Here's something as well, when Prime Minister Helen Clarke came to power and the news asked her what was her priority in government she said, "the arts". She made herself the Minister of the Arts, and that is a very powerful symbol of how much our government respects the arts.

OTE: And I see from the arts council website that you have annual funding for commissions too, that is certainly impressive.

Well, the problem is that one in five applications to commission a new work from a composer succeed. Four will fail, not because they are unworthy but just because there is not enough money at that level – there is a lot of money that goes to big institutions like orchestras, but for ground-roots creativity, I believe it's still very inadequate. And it's a shame because that's people creating, that's where culture happens.

And also, one has to acknowledge that you have to invest in failure, you can't say, "everything we spend on must succeed, we can only put our money on sure bets". No! You have to give money to young people who might fail, but who may succeed the next time and become geniuses! You have to invest in new talent.

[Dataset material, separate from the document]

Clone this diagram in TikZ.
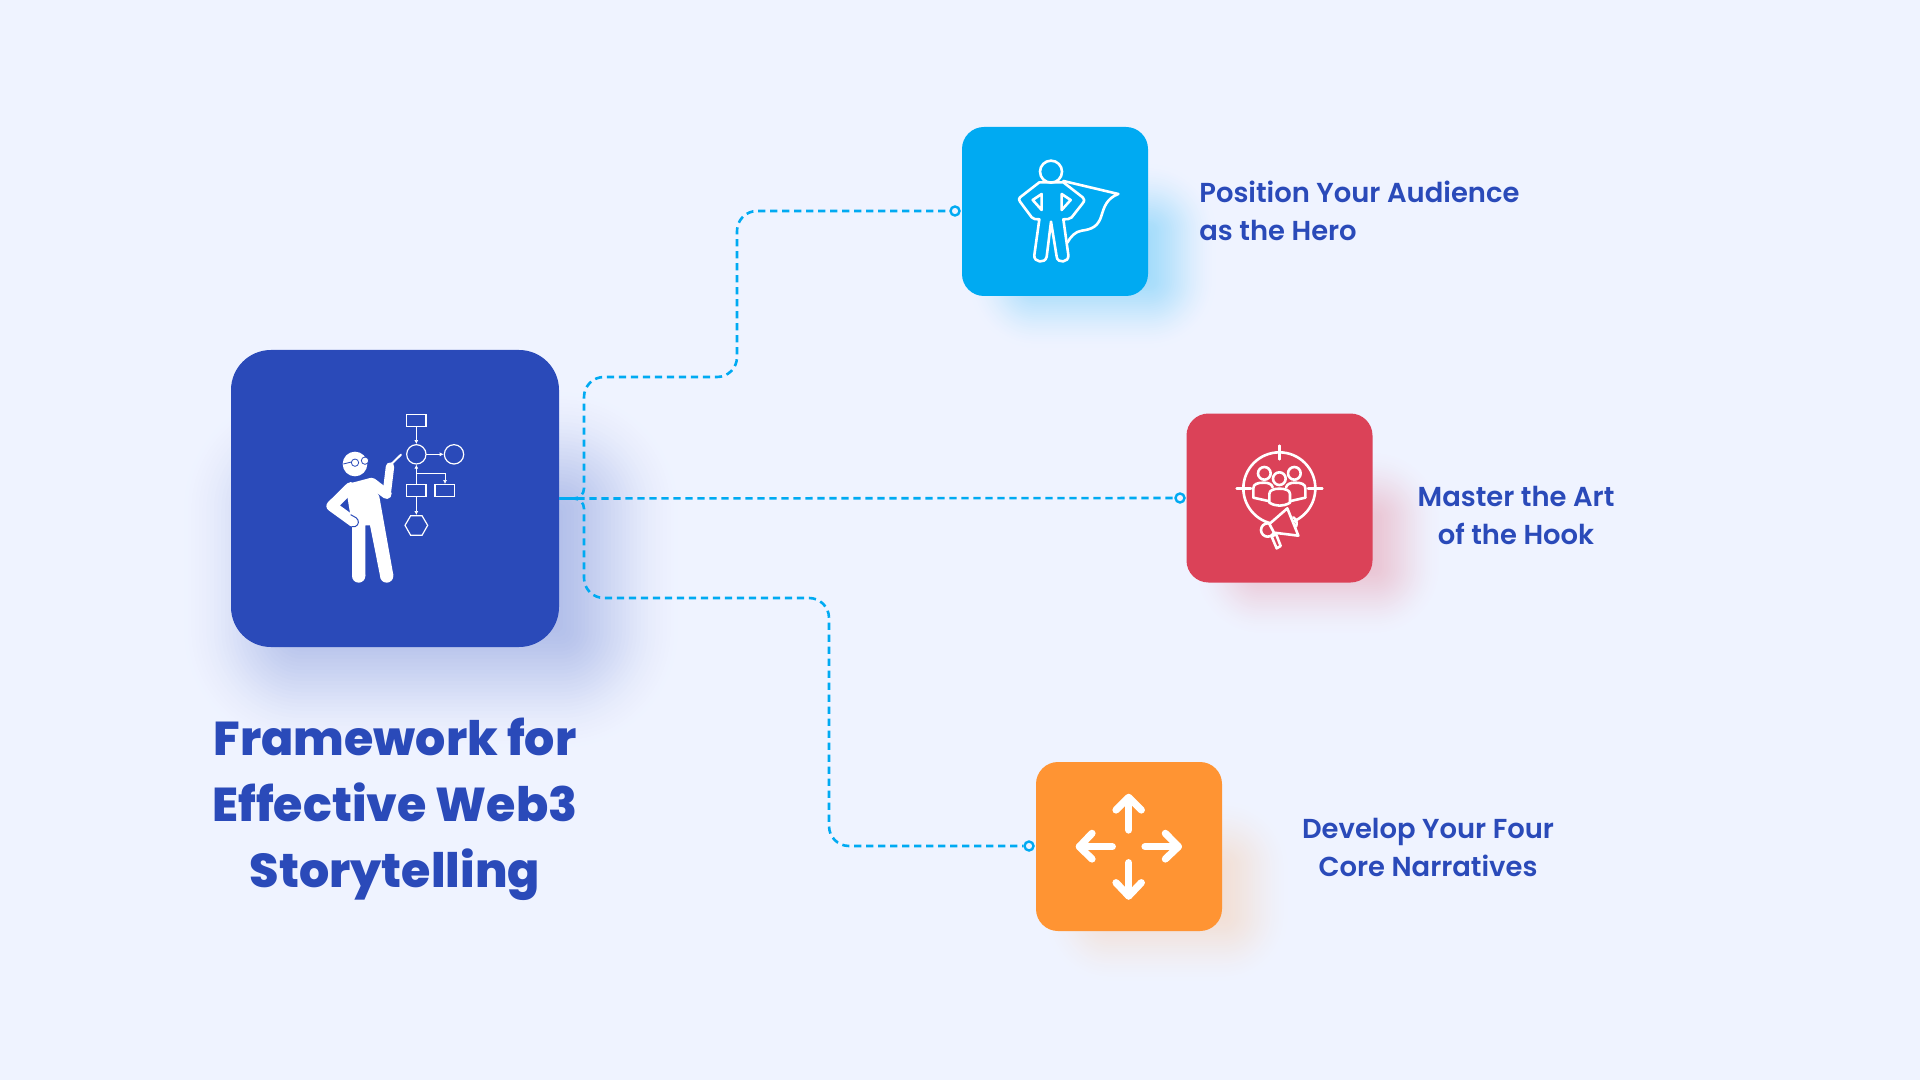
\documentclass[tikz,border=0pt]{standalone}
\usepackage{xcolor}
\usepackage{fontspec}
\usepackage{tikz}
\usetikzlibrary{calc}
\usetikzlibrary{arrows.meta}
\usetikzlibrary{positioning}
\setmainfont{Poppins}
\newfontfamily\labelfont{Poppins SemiBold}
\newfontfamily\titlefont{Poppins ExtraBold}
\definecolor{pagebg}{HTML}{EFF3FF}
\definecolor{mainblue}{HTML}{2A4AB9}
\definecolor{skyblue}{HTML}{00AAF2}
\definecolor{hookred}{HTML}{DB4258}
\definecolor{coreorange}{HTML}{FF9433}
\tikzset{>=latex}
\tikzset{tile/.style = {draw=none, inner sep=0, minimum width=93pt, minimum height=84.5pt, rounded corners=11pt}}
\tikzset{flow/.style = {draw=skyblue, line width=1.3pt, dash pattern=on 3.6pt off 2.4pt, rounded corners=10pt}}
\tikzset{pin/.style = {circle, draw=skyblue, fill=pagebg, line width=1.2pt, inner sep=0, minimum size=4.5pt}}
\tikzset{caption/.style = {draw=none, inner sep=0, text=mainblue, align=center, font=\labelfont\fontsize{13.7}{19}\selectfont}}
\tikzset{glyph/.style = {draw=white, line width=1.3pt, line cap=round, line join=round}}
\tikzset{zoomed/.style = {x=0.16667pt, y=-0.16667pt}}
% shadow: colour, peak percent, left, top, right, bottom, radius, spread
\newcommand{\softshadow}[8]{
  \foreach \i in {0,...,39} {
    \pgfmathsetmacro{\t}{\i/39}
    \pgfmathsetmacro{\s}{#8-(#8*1.7)*\t}
    \pgfmathsetmacro{\a}{#2*\t*\t*(3-2*\t)}
    \pgfmathsetmacro{\r}{max(4,#7+\s*0.5)}
    \fill [#1!\a!pagebg, rounded corners=\r pt] ({#3-\s},{#4-\s}) rectangle ({#5+\s},{#6+\s});
  }
}
\begin{document}
\begin{tikzpicture}[x=0.5pt, y=-0.5pt]
\path [use as bounding box, fill=pagebg] (0,0) rectangle (1920,1080);
% shadows
\softshadow{mainblue}{32}{262}{470}{600}{670}{20}{85}
\softshadow{skyblue}{34}{1015}{210}{1170}{302}{11}{50}
\softshadow{hookred}{28}{1240}{497}{1395}{589}{11}{50}
\softshadow{coreorange}{22}{1089}{845}{1244}{937}{11}{50}
% tiles
\node [tile, fill=mainblue, minimum width=164pt, minimum height=148.5pt, rounded corners=20pt] (frame) at (395,498.5) {};
\node [tile, fill=skyblue] (hero) at (1055,211.5) {};
\node [tile, fill=hookred] (hook) at (1279.5,498) {};
\node [tile, fill=coreorange] (core) at (1129,846.5) {};
% connectors
\node [pin] (heroPin) at (955,211) {};
\node [pin] (hookPin) at (1180,498) {};
\node [pin] (corePin) at (1029,846) {};
\coordinate (busUp) at (584,498.5);
\coordinate (busLow) at (584,598);
\coordinate (stepUp) at (584,377);
\coordinate (riseUp) at (737,377);
\coordinate (riseEnd) at (737,211);
\coordinate (dropLow) at (829,598);
\coordinate (dropEnd) at (829,846);
\draw [flow] (frame.east) [rounded corners=5pt] -- (busUp) [rounded corners=10pt] -- (stepUp) -- (riseUp) -- (riseEnd) -- (heroPin);
\draw [flow, dash phase=3pt] (frame.east) -- (hookPin);
\draw [flow] (frame.east) [rounded corners=5pt] -- (busUp) [rounded corners=10pt] -- (busLow) -- (dropLow) -- (dropEnd) -- (corePin);
% texts
\node [draw=none, inner sep=0, text=mainblue, align=center, font=\titlefont\fontsize{23.75}{33}\selectfont] (title) at (395,809) {Framework for\\Effective Web3\\Storytelling};
\node [caption, anchor=west, align=left] (heroText) at (1199,211) {Position Your Audience\\as the Hero};
\node [caption] (hookText) at (1516,515) {Master the Art\\of the Hook};
\node [caption] (coreText) at (1428,847) {Develop Your Four\\Core Narratives};
% presenter and flowchart
\begin{scope}[shift={(220,340)}, zoomed]
\fill [white] (382,432) -- (450,414) -- (478,470) -- (520,705) -- (481,712) -- (450,556) -- (436,556) -- (436,708) -- (396,708) -- (396,556) -- (382,470) -- cycle;
\fill [white] (416,708) circle (20);
\fill [white] (500,708) circle (20);
\fill [white] (405,372) circle (37);
\draw [white, line width=5.3pt, line cap=round, line join=round] (392,442) -- (335,498) -- (400,545);
\draw [mainblue, line width=0.5pt] (392,524) -- (408,533) .. controls (418,540) and (418,555) .. (405,560) -- (396,560);
\draw [white, line width=5pt, line cap=round, line join=round] (455,428) -- (500,462);
\draw [white, line width=4.2pt, line cap=round, line join=round] (500,462) -- (510,380);
\draw [white, line width=1pt, line cap=round] (512,374) -- (543,344);
\draw [mainblue, line width=0.4pt, fill=white] (435,362) circle (11);
\draw [mainblue, line width=0.4pt, fill=white] (405,368) circle (11);
\draw [mainblue, line width=0.4pt] (370,372) -- (394,366);
\begin{scope}[draw=white, line width=0.6pt]
\draw (560,224) rectangle (618,259);
\draw (589,343) circle (29);
\draw (702,343) circle (29);
\draw (560,434) rectangle (618,470);
\draw (645,434) rectangle (704,470);
\draw (555,556) -- (572,527) -- (606,527) -- (623,556) -- (606,586) -- (572,586) -- cycle;
\draw [-{Latex[length=2pt,width=2pt]}, line width=0.35pt] (589,259) -- (589,312);
\draw [-{Latex[length=2pt,width=2pt]}, line width=0.35pt] (618,343) -- (671,343);
\draw [-{Latex[length=2pt,width=2pt]}, line width=0.35pt] (589,434) -- (589,374);
\draw [-{Latex[length=2pt,width=2pt]}, line width=0.35pt] (589,401) -- (675,401) -- (675,432);
\draw [-{Latex[length=2pt,width=2pt]}, line width=0.35pt] (589,470) -- (589,525);
\end{scope}
\end{scope}
% superhero
\begin{scope}[shift={(950,120)}, zoomed]
\draw [glyph] (303,155) circle (33);
\draw [glyph] (268,187) -- (340,187) -- (398,232) .. controls (404,238) and (404,242) .. (398,250) -- (365,292) .. controls (360,298) and (350,298) .. (340,298) -- (355,405) .. controls (358,428) and (322,432) .. (320,410) -- (303,305) -- (290,410) .. controls (286,432) and (250,428) .. (253,405) -- (268,298) .. controls (258,298) and (250,298) .. (245,292) -- (210,245) .. controls (206,240) and (206,236) .. (210,232) -- cycle;
\draw [glyph] (275,222) -- (248,240) -- (275,270) -- cycle;
\draw [glyph] (335,222) -- (362,240) -- (335,270) -- cycle;
\draw [glyph] (340,183) -- (505,222) .. controls (470,235) and (462,262) .. (455,285) .. controls (445,320) and (425,328) .. (395,332) .. controls (375,335) and (362,350) .. (352,368);
\end{scope}
% target and megaphone
\begin{scope}[shift={(1170,400)}, zoomed]
\draw [glyph] (328,265) circle (108);
\draw [glyph] (328,137) -- (328,178);
\draw [glyph] (200,265) -- (243,265);
\draw [glyph] (414,265) -- (457,265);
\draw [glyph] (283,220) circle (19);
\draw [glyph] (373,220) circle (19);
\draw [glyph] (250,293) -- (250,265) .. controls (250,252) and (262,248) .. (282,248) .. controls (295,248) and (305,252) .. (308,262);
\draw [glyph] (250,293) -- (295,303);
\draw [glyph] (406,293) -- (406,265) .. controls (406,252) and (394,248) .. (374,248) .. controls (361,248) and (351,252) .. (348,262);
\draw [glyph] (406,293) -- (362,303);
\draw [glyph] (328,236) circle (19);
\draw [glyph, fill=hookred] (298,308) -- (298,282) .. controls (298,270) and (312,266) .. (328,266) .. controls (345,266) and (360,270) .. (360,282) -- (360,308) .. controls (340,320) and (318,320) .. (298,308) -- cycle;
\draw [glyph, fill=hookred] (305,410) -- (320,445) -- (332,438) -- (318,402) -- cycle;
\draw [glyph, fill=hookred] (293,390) circle (20);
\draw [glyph, fill=hookred] (352,325) -- (385,407) -- (312,398) -- (298,372) -- cycle;
\draw [glyph] (370,352) .. controls (380,358) and (382,370) .. (378,380);
\end{scope}
% four arrows
\begin{scope}[shift={(1020,750)}, zoomed]
\begin{scope}[draw=white, line width=3.6pt, line cap=round, line join=round]
\draw (326,240) -- (326,145);
\draw (288,180) -- (326,142) -- (364,180);
\draw (375,290) -- (475,290);
\draw (436,250) -- (475,290) -- (436,327);
\draw (277,290) -- (178,290);
\draw (216,250) -- (178,290) -- (216,327);
\draw (326,338) -- (326,438);
\draw (288,398) -- (326,438) -- (364,398);
\end{scope}
\end{scope}
\end{tikzpicture}
\end{document}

OTE: Going back to the Asia Pacific Festival, it is interesting to see the emphasis on local traditions – it's something that composers can learn from, that is, not to shun our heritage.

We hope to promote this concept particularly strongly – we have an ensemble from Korea made of five traditional Korean instruments and four western, playing numerous new repertoire. The first four days of the festival will have a conference to talk about the aspects of this relationship between traditional and contemporary music and what the latter can learn from tradition.

Because to me, that's the key for creating an identity – you can create something new but it seems futile to draw your inspiration directly from America or Europe, when in fact you need to look at your own roots to make something that has a connection with the place you live.

- OTE June 2006

Jack Body passed away in Wellington in May 2015.